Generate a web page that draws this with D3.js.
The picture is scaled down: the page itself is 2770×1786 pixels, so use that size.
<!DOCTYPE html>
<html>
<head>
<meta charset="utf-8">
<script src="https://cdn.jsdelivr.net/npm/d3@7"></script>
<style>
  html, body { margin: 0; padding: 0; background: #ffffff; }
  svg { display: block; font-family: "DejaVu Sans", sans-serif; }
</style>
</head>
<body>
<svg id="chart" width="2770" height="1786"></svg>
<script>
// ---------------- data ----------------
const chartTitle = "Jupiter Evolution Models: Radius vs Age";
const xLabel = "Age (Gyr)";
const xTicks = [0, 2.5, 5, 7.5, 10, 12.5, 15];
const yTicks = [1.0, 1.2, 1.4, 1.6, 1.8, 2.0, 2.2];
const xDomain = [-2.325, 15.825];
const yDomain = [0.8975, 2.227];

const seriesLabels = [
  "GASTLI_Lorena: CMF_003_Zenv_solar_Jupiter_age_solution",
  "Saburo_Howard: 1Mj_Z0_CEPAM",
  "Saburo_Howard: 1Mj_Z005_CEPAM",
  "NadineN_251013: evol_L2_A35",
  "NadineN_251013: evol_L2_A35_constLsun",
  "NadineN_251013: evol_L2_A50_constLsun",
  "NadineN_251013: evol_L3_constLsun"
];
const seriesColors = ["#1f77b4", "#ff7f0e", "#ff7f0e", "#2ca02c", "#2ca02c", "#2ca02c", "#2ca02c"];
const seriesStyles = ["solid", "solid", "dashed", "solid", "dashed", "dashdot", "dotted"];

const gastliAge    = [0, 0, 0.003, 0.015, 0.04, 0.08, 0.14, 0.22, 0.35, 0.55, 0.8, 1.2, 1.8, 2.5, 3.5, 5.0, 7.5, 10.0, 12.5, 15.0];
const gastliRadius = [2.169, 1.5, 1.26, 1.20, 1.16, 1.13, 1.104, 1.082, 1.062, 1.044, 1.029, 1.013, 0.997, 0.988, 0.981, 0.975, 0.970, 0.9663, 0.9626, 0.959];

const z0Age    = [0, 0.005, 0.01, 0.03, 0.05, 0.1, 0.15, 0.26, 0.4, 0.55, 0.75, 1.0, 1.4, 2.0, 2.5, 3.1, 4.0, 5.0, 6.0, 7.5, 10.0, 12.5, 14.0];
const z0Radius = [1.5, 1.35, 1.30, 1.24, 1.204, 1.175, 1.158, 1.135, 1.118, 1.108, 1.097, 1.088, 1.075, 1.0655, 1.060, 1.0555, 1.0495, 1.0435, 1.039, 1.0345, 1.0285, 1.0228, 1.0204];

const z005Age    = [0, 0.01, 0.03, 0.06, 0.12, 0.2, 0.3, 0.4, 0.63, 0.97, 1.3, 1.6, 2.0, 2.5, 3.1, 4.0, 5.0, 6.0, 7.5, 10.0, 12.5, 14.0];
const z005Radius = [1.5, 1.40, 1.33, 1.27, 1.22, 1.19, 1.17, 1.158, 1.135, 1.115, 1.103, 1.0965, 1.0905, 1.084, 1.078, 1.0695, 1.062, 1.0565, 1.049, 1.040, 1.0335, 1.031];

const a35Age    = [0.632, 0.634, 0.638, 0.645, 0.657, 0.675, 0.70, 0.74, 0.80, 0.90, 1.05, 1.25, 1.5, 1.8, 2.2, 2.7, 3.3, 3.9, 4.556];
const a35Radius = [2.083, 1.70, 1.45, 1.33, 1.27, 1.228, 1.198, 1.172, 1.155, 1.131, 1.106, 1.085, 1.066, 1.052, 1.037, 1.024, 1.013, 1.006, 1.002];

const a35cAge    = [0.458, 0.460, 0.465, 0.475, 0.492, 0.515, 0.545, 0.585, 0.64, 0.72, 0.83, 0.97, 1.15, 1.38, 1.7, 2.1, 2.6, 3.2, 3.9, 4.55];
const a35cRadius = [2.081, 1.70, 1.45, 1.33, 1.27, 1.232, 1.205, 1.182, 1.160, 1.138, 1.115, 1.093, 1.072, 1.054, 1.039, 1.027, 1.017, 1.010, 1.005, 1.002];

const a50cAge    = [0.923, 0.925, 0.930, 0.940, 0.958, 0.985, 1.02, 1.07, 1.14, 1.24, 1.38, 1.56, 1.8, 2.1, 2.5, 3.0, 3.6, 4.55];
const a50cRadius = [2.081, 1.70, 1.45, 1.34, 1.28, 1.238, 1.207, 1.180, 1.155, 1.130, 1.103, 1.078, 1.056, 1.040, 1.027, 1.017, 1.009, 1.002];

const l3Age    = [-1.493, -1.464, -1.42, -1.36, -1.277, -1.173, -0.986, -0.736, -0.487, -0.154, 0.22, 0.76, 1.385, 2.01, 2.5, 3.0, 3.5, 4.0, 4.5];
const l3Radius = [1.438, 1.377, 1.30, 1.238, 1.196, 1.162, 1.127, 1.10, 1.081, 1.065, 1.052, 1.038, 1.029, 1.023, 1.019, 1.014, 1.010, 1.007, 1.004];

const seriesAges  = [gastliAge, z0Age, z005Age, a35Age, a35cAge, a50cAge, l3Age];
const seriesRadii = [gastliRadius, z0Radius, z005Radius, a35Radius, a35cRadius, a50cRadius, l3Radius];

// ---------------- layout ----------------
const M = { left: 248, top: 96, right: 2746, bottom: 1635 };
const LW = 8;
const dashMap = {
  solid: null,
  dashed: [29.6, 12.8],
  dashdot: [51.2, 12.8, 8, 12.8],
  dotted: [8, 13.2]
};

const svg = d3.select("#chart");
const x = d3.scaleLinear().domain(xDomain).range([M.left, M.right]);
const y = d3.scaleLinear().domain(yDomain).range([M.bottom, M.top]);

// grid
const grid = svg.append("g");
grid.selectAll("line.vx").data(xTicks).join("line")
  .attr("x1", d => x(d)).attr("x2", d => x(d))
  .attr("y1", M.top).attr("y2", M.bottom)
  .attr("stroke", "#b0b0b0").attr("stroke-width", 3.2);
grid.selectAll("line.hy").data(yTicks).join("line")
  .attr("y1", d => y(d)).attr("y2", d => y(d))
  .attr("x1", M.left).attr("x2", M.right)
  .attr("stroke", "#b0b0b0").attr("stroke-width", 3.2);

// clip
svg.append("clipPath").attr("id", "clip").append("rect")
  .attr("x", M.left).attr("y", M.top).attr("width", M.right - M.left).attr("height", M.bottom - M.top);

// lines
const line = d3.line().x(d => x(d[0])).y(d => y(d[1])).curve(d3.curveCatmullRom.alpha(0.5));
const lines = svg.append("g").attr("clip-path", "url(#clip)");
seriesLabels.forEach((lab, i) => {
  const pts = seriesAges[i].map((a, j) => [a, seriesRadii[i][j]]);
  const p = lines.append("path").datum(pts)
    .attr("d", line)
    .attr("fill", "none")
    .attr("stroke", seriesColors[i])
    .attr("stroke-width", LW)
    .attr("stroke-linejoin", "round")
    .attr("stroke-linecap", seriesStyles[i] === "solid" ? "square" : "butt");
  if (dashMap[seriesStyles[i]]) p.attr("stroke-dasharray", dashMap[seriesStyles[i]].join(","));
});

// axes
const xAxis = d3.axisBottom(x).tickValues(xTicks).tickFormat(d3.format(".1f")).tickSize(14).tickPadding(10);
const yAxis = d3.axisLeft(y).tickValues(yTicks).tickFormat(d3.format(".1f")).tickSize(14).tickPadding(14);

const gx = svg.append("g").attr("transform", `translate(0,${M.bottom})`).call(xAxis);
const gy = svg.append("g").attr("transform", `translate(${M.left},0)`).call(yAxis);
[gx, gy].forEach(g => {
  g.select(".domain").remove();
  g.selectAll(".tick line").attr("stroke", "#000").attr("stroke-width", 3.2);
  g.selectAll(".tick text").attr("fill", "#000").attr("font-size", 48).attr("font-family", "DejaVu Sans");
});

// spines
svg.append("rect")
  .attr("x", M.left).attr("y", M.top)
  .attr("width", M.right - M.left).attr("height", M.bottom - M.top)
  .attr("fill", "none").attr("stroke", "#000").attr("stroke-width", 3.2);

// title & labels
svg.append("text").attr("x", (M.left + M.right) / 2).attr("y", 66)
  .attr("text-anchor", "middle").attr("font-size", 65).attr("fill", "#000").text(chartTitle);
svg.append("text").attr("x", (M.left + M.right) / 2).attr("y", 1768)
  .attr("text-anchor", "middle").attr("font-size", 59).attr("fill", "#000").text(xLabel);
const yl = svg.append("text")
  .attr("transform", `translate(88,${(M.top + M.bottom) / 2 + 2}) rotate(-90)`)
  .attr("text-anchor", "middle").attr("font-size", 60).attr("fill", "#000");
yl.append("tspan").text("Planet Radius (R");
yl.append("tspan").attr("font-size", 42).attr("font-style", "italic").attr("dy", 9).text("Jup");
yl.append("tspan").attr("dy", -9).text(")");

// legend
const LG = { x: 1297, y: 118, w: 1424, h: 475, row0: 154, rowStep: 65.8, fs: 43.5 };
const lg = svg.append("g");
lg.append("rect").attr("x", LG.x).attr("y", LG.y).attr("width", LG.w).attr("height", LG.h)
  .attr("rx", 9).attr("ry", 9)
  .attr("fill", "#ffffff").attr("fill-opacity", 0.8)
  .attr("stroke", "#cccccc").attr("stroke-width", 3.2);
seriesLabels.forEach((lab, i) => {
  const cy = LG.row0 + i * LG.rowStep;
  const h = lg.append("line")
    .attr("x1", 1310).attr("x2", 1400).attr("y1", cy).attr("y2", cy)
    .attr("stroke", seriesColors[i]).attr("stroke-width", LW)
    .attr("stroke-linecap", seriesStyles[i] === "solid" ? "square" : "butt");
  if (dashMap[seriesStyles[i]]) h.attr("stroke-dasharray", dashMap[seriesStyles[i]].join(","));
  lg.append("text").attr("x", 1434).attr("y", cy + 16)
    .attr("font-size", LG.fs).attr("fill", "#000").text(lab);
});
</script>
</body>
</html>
_ _ _ _ _
Given instruction >>
Count the lines above that contain the word "page". Give only the number.

Output of the task >>
2